# MATERIAL FOR THE TASK:
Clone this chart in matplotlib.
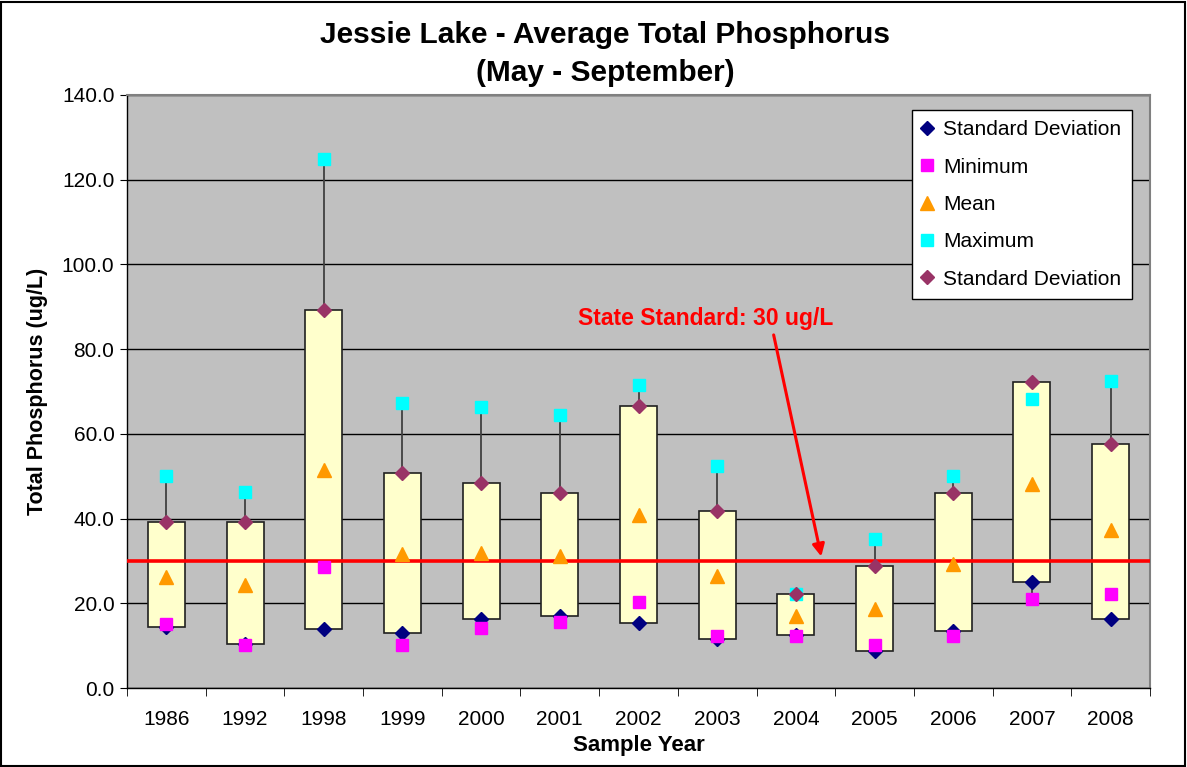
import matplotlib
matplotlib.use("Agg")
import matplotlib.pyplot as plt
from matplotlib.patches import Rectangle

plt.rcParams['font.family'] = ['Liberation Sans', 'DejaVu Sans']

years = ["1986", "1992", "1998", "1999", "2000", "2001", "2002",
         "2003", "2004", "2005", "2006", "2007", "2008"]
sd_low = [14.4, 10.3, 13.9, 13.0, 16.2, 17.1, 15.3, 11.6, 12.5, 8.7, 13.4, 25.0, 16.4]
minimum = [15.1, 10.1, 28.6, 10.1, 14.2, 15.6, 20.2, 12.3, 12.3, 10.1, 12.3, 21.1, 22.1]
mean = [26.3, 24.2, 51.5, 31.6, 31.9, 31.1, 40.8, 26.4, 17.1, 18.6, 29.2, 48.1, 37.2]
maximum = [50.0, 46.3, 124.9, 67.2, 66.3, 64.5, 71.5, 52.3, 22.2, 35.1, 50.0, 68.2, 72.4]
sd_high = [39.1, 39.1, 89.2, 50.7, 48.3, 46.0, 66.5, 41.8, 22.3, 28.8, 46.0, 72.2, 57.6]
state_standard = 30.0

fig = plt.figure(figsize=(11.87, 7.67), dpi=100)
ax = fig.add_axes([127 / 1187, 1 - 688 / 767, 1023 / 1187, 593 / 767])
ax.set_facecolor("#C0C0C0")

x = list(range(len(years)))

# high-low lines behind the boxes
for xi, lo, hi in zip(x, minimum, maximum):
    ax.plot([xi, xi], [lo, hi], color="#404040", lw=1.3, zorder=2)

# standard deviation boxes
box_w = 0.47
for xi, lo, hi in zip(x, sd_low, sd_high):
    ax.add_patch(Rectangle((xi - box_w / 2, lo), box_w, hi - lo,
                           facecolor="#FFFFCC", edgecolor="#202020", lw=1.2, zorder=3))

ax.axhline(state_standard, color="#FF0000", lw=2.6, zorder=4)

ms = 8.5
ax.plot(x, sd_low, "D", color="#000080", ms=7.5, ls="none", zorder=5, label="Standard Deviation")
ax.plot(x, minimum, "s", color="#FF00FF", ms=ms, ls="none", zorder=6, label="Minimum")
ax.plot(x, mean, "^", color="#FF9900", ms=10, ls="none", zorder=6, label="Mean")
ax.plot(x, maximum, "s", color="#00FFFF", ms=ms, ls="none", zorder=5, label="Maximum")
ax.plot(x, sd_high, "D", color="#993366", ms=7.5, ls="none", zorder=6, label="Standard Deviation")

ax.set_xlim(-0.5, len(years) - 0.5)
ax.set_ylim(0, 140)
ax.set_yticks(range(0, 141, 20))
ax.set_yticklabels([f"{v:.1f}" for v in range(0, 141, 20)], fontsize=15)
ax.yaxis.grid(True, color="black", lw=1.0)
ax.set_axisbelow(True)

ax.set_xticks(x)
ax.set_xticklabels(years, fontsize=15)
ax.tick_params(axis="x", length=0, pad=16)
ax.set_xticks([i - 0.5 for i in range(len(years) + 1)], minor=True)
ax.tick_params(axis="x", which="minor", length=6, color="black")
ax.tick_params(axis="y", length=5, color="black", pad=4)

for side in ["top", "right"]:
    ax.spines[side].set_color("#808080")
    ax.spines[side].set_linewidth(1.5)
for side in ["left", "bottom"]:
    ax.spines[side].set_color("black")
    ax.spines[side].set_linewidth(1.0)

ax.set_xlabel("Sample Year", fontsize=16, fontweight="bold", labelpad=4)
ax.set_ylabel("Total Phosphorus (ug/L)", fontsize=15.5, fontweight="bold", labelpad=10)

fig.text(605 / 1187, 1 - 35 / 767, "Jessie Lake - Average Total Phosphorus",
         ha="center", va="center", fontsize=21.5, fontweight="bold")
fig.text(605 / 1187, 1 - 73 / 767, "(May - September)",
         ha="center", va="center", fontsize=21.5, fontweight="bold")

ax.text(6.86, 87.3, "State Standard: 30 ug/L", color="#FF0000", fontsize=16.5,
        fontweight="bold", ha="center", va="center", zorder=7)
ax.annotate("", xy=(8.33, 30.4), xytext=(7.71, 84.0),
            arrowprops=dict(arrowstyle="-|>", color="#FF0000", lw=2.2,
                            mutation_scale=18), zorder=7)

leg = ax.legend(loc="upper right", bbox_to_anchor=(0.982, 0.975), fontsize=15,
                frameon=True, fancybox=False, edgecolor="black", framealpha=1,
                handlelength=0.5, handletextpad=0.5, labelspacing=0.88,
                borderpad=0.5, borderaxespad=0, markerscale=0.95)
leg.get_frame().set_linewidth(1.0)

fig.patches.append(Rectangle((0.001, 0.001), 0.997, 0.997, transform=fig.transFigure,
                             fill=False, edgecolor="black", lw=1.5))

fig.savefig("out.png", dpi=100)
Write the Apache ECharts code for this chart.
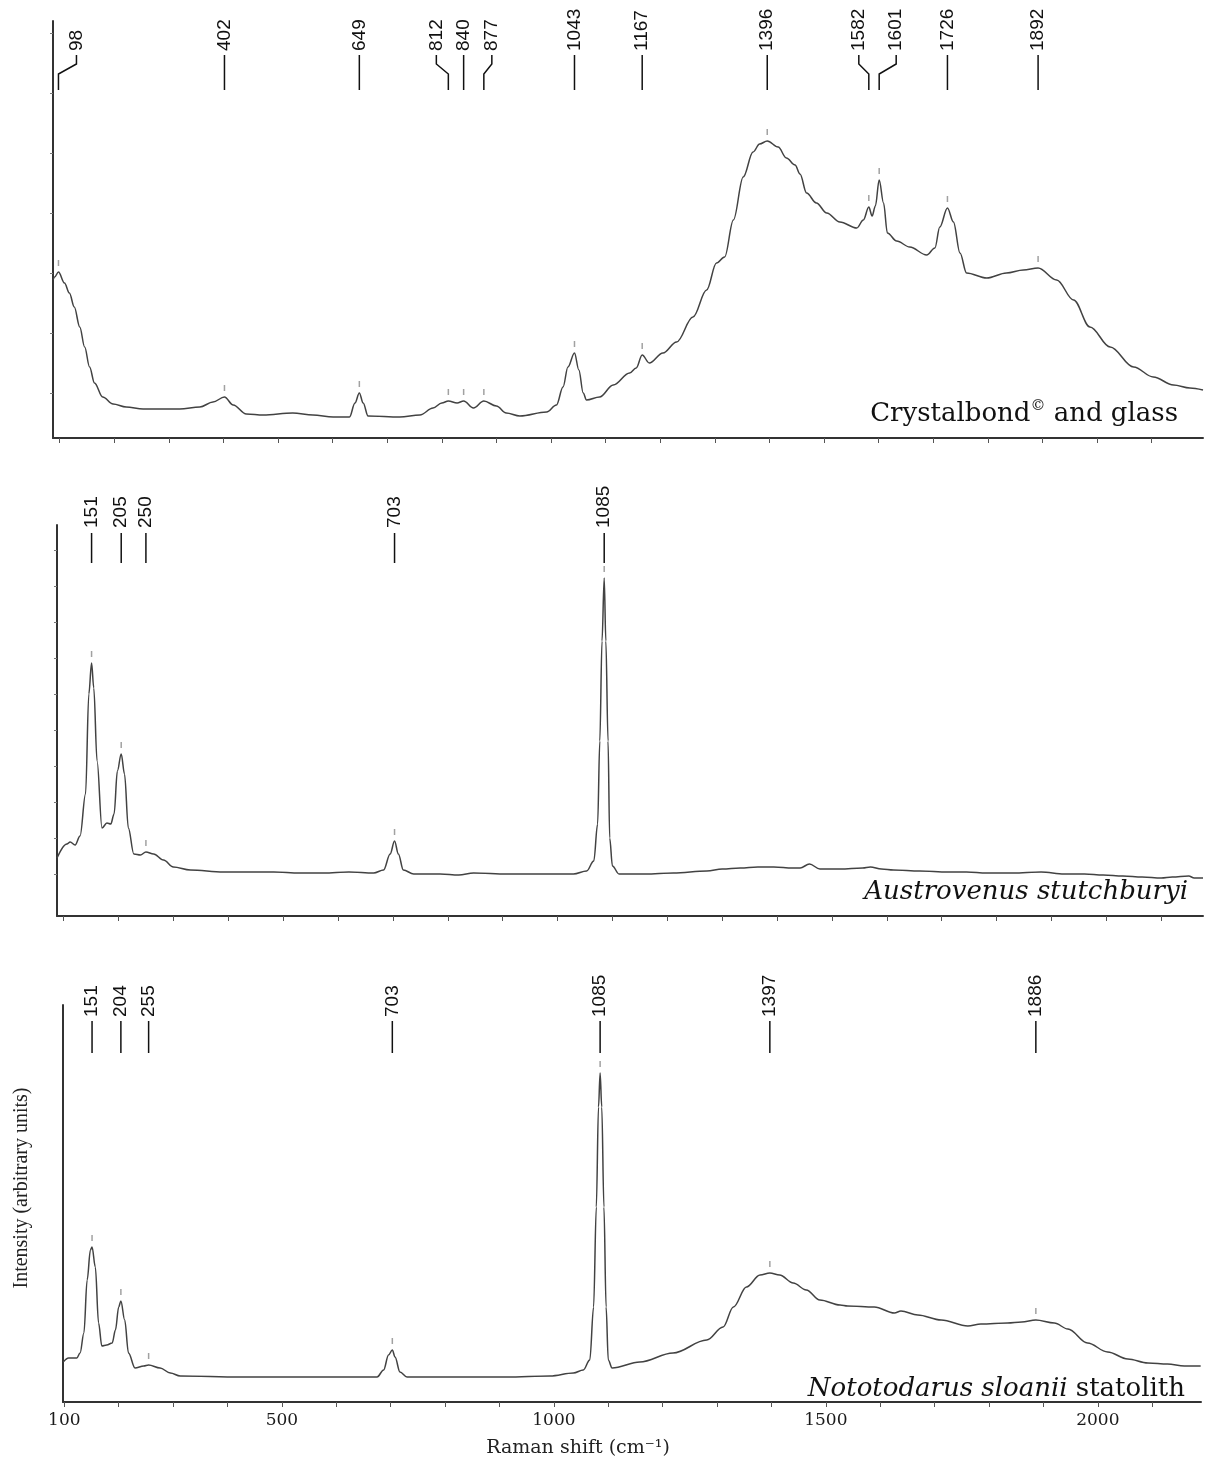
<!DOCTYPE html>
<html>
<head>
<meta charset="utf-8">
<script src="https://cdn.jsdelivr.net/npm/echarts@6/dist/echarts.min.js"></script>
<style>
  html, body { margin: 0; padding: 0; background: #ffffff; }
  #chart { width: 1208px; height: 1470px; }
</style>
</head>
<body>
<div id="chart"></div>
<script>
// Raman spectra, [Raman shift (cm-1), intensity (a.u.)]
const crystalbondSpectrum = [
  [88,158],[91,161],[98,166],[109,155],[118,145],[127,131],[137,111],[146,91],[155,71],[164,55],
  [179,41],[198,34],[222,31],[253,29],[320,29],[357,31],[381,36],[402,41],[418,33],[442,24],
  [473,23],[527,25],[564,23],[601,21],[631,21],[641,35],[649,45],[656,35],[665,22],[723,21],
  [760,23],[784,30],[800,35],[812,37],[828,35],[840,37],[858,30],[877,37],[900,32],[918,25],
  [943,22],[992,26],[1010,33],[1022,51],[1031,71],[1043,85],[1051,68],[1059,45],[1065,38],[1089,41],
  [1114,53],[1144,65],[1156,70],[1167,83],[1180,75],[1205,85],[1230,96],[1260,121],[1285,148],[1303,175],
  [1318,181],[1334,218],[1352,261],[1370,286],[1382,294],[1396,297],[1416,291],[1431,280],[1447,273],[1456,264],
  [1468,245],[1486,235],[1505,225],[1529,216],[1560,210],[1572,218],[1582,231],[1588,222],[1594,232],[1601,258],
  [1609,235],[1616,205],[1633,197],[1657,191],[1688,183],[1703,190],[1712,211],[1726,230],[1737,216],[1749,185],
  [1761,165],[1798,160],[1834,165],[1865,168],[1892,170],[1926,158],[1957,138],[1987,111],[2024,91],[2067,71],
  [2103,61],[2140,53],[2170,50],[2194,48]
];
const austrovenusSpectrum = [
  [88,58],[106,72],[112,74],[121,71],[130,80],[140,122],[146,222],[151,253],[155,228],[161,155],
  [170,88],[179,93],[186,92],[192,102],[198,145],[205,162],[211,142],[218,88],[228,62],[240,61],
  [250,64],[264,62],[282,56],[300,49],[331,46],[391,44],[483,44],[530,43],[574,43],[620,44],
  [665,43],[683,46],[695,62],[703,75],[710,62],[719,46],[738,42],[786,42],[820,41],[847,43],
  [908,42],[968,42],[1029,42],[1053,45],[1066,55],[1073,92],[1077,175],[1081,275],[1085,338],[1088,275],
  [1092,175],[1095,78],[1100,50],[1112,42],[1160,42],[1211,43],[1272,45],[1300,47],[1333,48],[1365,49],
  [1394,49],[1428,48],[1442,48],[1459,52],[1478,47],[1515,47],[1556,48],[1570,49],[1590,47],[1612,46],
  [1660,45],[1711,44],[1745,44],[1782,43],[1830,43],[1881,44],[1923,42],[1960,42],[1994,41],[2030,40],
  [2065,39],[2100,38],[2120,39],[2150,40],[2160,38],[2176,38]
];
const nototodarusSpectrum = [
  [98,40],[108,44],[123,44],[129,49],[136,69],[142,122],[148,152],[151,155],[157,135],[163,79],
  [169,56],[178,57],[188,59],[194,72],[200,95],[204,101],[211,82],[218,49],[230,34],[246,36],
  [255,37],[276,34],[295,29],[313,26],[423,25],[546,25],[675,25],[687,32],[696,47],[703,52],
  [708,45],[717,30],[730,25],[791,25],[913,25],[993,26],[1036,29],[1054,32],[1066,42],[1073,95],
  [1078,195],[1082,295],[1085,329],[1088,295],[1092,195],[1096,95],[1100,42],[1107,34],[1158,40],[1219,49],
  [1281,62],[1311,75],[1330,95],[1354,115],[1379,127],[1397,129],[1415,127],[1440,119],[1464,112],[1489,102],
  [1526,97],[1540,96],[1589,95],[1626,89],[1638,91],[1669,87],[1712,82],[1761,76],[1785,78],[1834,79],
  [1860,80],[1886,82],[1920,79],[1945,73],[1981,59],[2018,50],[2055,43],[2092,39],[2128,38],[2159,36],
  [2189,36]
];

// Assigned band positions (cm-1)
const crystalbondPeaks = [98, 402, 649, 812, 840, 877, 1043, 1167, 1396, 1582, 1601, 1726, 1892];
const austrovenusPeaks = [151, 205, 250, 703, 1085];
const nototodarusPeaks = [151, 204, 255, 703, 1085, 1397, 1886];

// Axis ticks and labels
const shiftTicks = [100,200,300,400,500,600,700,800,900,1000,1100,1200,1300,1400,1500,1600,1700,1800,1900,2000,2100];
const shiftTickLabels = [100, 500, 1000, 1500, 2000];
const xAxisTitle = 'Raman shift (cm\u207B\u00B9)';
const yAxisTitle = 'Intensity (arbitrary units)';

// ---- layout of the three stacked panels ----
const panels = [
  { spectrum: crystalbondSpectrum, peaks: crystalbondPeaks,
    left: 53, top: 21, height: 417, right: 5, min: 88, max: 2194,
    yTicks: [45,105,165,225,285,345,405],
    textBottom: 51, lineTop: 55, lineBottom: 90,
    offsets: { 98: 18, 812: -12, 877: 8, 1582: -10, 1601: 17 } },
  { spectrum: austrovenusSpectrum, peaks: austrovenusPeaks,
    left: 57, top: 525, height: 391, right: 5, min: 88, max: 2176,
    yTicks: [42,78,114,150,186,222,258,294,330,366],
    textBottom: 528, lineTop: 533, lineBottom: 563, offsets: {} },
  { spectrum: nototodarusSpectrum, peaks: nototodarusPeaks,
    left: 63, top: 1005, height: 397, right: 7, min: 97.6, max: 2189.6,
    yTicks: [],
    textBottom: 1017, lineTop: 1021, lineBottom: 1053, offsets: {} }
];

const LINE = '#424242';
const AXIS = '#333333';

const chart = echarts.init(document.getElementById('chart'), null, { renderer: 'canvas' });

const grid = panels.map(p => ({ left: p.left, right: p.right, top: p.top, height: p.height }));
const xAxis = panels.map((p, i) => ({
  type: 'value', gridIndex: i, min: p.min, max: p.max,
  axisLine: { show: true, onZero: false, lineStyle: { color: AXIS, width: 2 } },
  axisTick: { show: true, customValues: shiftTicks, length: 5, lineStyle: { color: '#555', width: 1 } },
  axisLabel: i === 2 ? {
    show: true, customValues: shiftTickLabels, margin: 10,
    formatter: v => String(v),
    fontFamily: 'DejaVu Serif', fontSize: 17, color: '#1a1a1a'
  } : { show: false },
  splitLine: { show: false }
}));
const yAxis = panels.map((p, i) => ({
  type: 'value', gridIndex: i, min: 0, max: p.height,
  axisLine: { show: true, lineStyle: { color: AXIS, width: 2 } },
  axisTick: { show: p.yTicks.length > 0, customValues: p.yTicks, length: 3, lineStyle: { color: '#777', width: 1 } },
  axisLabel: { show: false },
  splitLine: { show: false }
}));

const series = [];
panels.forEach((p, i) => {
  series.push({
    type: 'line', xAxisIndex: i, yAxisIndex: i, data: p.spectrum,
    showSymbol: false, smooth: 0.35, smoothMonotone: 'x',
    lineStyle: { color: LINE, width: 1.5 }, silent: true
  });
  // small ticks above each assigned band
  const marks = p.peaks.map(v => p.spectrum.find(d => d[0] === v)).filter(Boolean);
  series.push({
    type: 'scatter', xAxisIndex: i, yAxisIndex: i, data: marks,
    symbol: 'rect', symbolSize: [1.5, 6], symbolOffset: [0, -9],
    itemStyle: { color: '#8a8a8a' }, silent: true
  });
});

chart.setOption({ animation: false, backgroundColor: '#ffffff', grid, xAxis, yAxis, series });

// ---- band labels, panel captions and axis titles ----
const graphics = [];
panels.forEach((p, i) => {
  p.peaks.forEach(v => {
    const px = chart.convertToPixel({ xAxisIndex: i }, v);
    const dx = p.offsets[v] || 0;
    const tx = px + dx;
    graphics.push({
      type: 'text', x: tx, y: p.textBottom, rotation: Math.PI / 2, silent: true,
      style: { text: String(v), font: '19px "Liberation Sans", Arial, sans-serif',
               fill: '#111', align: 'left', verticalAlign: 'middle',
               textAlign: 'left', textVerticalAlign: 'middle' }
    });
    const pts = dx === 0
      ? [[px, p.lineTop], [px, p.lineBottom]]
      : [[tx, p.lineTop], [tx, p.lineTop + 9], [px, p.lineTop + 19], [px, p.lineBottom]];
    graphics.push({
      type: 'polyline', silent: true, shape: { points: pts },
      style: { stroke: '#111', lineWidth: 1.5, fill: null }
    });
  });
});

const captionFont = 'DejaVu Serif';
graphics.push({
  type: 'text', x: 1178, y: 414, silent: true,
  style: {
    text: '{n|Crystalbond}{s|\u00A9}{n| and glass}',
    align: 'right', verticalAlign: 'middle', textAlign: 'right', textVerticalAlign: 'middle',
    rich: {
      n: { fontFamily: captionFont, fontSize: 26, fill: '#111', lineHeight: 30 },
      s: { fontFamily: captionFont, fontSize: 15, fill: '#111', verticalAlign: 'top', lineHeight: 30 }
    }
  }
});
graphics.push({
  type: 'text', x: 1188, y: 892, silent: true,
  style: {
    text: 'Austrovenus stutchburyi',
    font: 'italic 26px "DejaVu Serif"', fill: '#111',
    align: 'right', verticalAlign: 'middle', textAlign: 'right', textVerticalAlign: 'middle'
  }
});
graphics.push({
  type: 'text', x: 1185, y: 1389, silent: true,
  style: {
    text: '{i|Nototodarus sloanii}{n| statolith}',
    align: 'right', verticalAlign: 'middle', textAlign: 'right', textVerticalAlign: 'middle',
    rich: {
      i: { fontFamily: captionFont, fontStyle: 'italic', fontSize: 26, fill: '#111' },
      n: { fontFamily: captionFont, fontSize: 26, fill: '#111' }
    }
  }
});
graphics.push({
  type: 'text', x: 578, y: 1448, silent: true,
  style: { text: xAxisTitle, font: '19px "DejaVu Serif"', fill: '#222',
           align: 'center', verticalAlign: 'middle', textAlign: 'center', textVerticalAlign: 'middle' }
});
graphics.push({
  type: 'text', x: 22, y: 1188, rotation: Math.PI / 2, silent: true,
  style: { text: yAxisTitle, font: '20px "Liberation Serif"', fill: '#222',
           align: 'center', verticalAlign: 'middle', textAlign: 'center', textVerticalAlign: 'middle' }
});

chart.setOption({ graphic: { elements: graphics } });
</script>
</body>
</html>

# TASK REQUIREMENTS:
Please return, exactly as written, the lines from the first line of the records above through the line containing "plt.rcParams['font.family'] = ['Liberation", both included, leaving out any pictures.

# ANSWER BELOW:
Clone this chart in matplotlib.
import matplotlib
matplotlib.use("Agg")
import matplotlib.pyplot as plt
from matplotlib.patches import Rectangle

plt.rcParams['font.family'] = ['Liberation Sans', 'DejaVu Sans']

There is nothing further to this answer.